Business Wednesday 13/June/2018 14:51 PM
By: Times News Service
Opec to raise oil supply in 2018 second half

Muscat: Oil producing nations will abandon their historic pact to limit supply and raise oil output to meet global demand in the second half of 2018, according to a Gulf Intelligence industry survey.
In the poll conducted with 66 oil industry executives, market traders and analysts, one week ahead of a critical Opec and non-Opec meeting in the Austrian capital, Vienna, 46 of those polled said they expected the world’s biggest oil exporters to raise output in the third and fourth quarters of 2018.
“Let's face it, it seems like Opec's policy will more than likely change come June 22 — 18 months of hard graft and quite frankly, astounding compliance by all members has done its job and flat price is up at a dizzying height of $76 per barrel,” said Dubai-based Matt Stanley, Fuel Oil Broker, Freight Investor Service.
Opec and its allies had accomplished their mission of reducing global oil stocks to desired levels, the International Energy Agency (IEA) reported in April, signalling that the market could become too tight if supply remained restrained. The IEA, which coordinates the energy policies of industrialised nations, said stocks in developed countries fell to their five-year average — a metric used by Opec to measure the success of the output cuts.
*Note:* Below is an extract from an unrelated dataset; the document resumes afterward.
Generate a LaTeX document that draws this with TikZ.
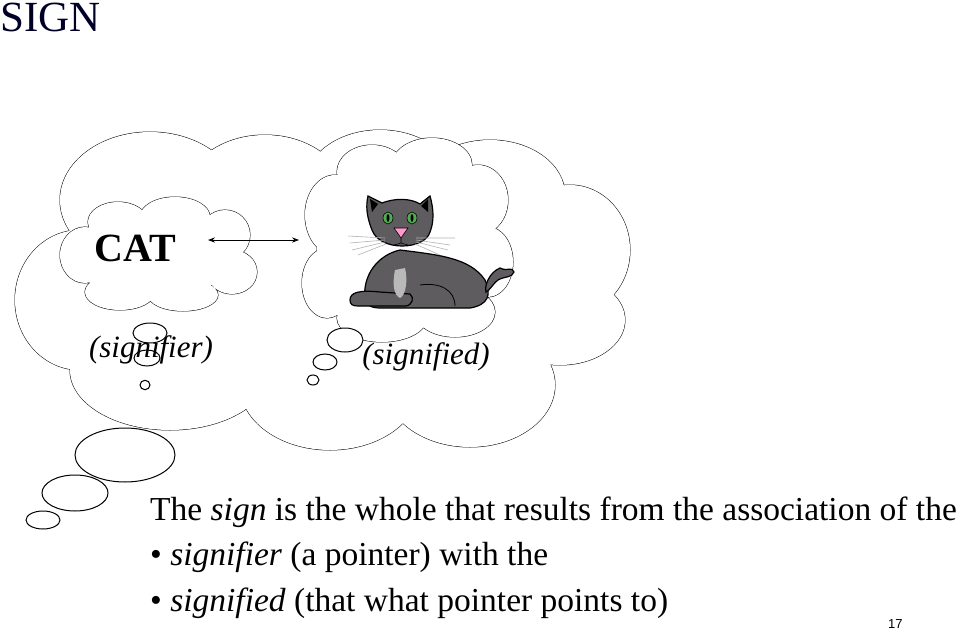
\documentclass[tikz,border=0pt]{standalone}
\usepackage{fontspec}
\setmainfont{Liberation Serif}
\newfontfamily\sansf{Liberation Sans}
\usetikzlibrary{arrows.meta,shapes.geometric}
\begin{document}
\begin{tikzpicture}[x=1pt,y=-1pt,
  ol/.style={draw=black,line width=1pt,fill=white},
  catfill/.style={fill=catgray,draw=black,line width=1.2pt},
  txt/.style={inner sep=0pt,anchor=base west}]
\definecolor{catgray}{HTML}{5F5C5F}
\useasboundingbox (0,0) rectangle (959,629);
% big cloud
\def\bigc{(80,300) ellipse [x radius=65,y radius=70]
 (150,200) ellipse [x radius=90,y radius=68]
 (265,195) ellipse [x radius=80,y radius=60]
 (380,185) ellipse [x radius=75,y radius=55]
 (490,195) ellipse [x radius=75,y radius=55]
 (570,250) ellipse [x radius=60,y radius=65]
 (560,320) ellipse [x radius=65,y radius=45]
 (470,385) ellipse [x radius=85,y radius=62]
 (330,385) ellipse [x radius=90,y radius=65]
 (170,370) ellipse [x radius=100,y radius=60]
 (320,290) ellipse [x radius=230,y radius=110]}
\draw[line width=1pt] \bigc;
\fill[white] \bigc;
% tail bubbles
\node (b1) [ol,ellipse,minimum width=100,minimum height=54] at (125,455) {};
\node (b2) [ol,ellipse,minimum width=66,minimum height=36] at (75,493) {};
\node (b3) [ol,ellipse,minimum width=34,minimum height=18] at (43,520) {};
% left inner cloud
\def\lc{(85,255) ellipse [x radius=25,y radius=28]
 (118,222) ellipse [x radius=30,y radius=20]
 (175,217) ellipse [x radius=35,y radius=20]
 (225,235) ellipse [x radius=25,y radius=25]
 (232,272) ellipse [x radius=25,y radius=22]
 (183,295) ellipse [x radius=35,y radius=16]
 (120,292) ellipse [x radius=35,y radius=18]
 (157,257) ellipse [x radius=80,y radius=38]}
\draw[line width=1pt] \lc;
\fill[white] \lc;
% right inner cloud
\def\rc{(335,215) ellipse [x radius=30,y radius=40]
 (372,172) ellipse [x radius=35,y radius=27]
 (432,165) ellipse [x radius=40,y radius=27]
 (478,200) ellipse [x radius=30,y radius=35]
 (488,262) ellipse [x radius=25,y radius=35]
 (455,312) ellipse [x radius=40,y radius=25]
 (382,318) ellipse [x radius=45,y radius=24]
 (327,283) ellipse [x radius=25,y radius=35]
 (405,245) ellipse [x radius=88,y radius=82]}
\draw[line width=1pt] \rc;
\fill[white] \rc;
% small bubbles
\node (s1) [ol,ellipse,minimum width=34,minimum height=20] at (150,333) {};
\node (s2) [ol,ellipse,minimum width=26,minimum height=16] at (147,358) {};
\node (s3) [ol,ellipse,minimum width=10,minimum height=8] at (145,385) {};
\node (r1) [ol,ellipse,minimum width=36,minimum height=24] at (345,340) {};
\node (r2) [ol,ellipse,minimum width=24,minimum height=16] at (325,362) {};
\node (r3) [ol,ellipse,minimum width=12,minimum height=10] at (313,380) {};
% texts
\node (cat) [inner sep=0pt,font=\fontsize{40}{44}\selectfont\bfseries] at (135,248) {CAT};
\node (sigr) [inner sep=0pt,font=\fontsize{31}{36}\selectfont\itshape] at (151,350) {(signifier)};
\node (sigd) [inner sep=0pt,font=\fontsize{31}{36}\selectfont\itshape] at (426,357) {(signified)};
\coordinate (pa) at (208,240);
\coordinate (pb) at (299,240);
\draw[{Stealth[length=7pt]}-{Stealth[length=7pt]},line width=0.9pt] (pa) -- (pb);
% cat
\begin{scope}
\draw[catfill] (365,300) .. controls (362,275) and (378,255) .. (400,250)
 .. controls (440,255) and (470,258) .. (485,280)
 .. controls (492,295) and (488,305) .. (470,308)
 -- (380,308) .. controls (370,308) and (366,304) .. (365,300) -- cycle;
\draw[catfill] (500,268) .. controls (508,272) and (512,266) .. (514,272)
 .. controls (512,278) and (505,276) .. (498,280)
 .. controls (492,285) and (490,290) .. (486,292)
 .. controls (484,285) and (490,272) .. (500,268) -- cycle;
\draw[catfill] (350,300) .. controls (350,292) and (360,290) .. (380,292)
 -- (410,294) .. controls (415,298) and (412,306) .. (405,306)
 -- (358,306) .. controls (352,306) and (350,304) .. (350,300) -- cycle;
\draw[black,line width=0.8pt] (420,285) .. controls (440,282) and (455,290) .. (455,306);
\fill[gray!55] (395,270) .. controls (392,285) and (394,295) .. (400,298)
 .. controls (406,295) and (408,280) .. (405,268) -- cycle;
\draw[catfill] (372,230) .. controls (366,215) and (366,205) .. (368,196)
 -- (382,203) .. controls (395,198) and (410,198) .. (420,204)
 -- (430,196) .. controls (434,210) and (434,222) .. (430,232)
 .. controls (425,250) and (380,252) .. (372,230) -- cycle;
\fill[black] (370,199) -- (378,204) -- (372,212) -- cycle;
\fill[black] (428,199) -- (421,206) -- (428,212) -- cycle;
\draw[fill=green!35!gray,line width=0.6pt] (388,218) ellipse [x radius=5,y radius=6];
\draw[fill=green!35!gray,line width=0.6pt] (412,218) ellipse [x radius=5,y radius=6];
\fill[black] (388,218) ellipse [x radius=1.5,y radius=4];
\fill[black] (412,218) ellipse [x radius=1.5,y radius=4];
\draw[fill=pink!80!magenta,line width=0.6pt] (394,228) -- (408,228) -- (401,238) -- cycle;
\draw[line width=0.6pt] (401,238) -- (401,243) (394,245) .. controls (398,244) .. (401,243) .. controls (404,244) .. (408,245);
\draw[gray!60,line width=0.6pt] (385,238) -- (348,236) (385,240) -- (350,243) (385,242) -- (352,250) (386,244) -- (358,255)
 (416,238) -- (455,238) (416,240) -- (450,245) (416,242) -- (448,250) (415,244) -- (440,255);
\end{scope}
% title and body text
\node (title) [txt,font=\fontsize{43}{46}\selectfont,text=black!75!blue!60!black] at (0,31) {SIGN};
\node (t1) [txt,font=\fontsize{33.5}{38}\selectfont] at (150,520) {The \textit{sign} is the whole that results from the association of the};
\node (t2) [txt,font=\fontsize{33.5}{38}\selectfont] at (150,565) {\textbullet\ \textit{signifier} (a pointer) with the};
\node (t3) [txt,font=\fontsize{33.5}{38}\selectfont] at (150,611) {\textbullet\ \textit{signified} (that what pointer points to)};
\node (pg) [txt,font=\sansf\fontsize{13}{15}\selectfont] at (888,628) {17};
\end{tikzpicture}
\end{document}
Opec spent the past few years attempting to push up the price of oil following its collapse in 2014 when the price plunged from more than $115 a barrel to hit a low below $30 a barrel in early 2016. That was a result of an increase in supply from Russia, Venezuela and other Opec nations desperate for cash and an important new arrival on the scene — fracking firms in the US, which had begun pumping huge quantities of oil and gas.
The low oil prices finally propelled the world’s biggest oil exporters, led by Russia and Saudi Arabia, into a year of shuttle diplomacy that saw 24 countries signing on to the supply cut agreement in December 2016 to remove 1.8 million barrels a day from the market.
Still, 31 per cent of those polled in the Gulf Intelligence GIQ survey said they believed it was too early to abandon this historic agreement and expected Opec to keep the supply agreement in place until the end of 2018 as formally agreed at the last Opec meeting in December.
“I expect Opec and non-Opec to keep cuts in place,” said Olga Labai, Director, Oil & Gas Consultants. “My opinion is the world of energy requires longer periods of stability, both on the oil price side and in the relationship between members and non-members of OPEC, before any major decisions on oil cuts can be taken,” she said.
The Joint Ministerial Monitoring Committee (JMMC) representing the 24 Opec and non-Opec producing countries participating in the voluntary production adjustments will next meet in Vienna on June 21.
The Organisation of Petroleum Exporting Countries (Opec) collectively produces some one third of global oil supply.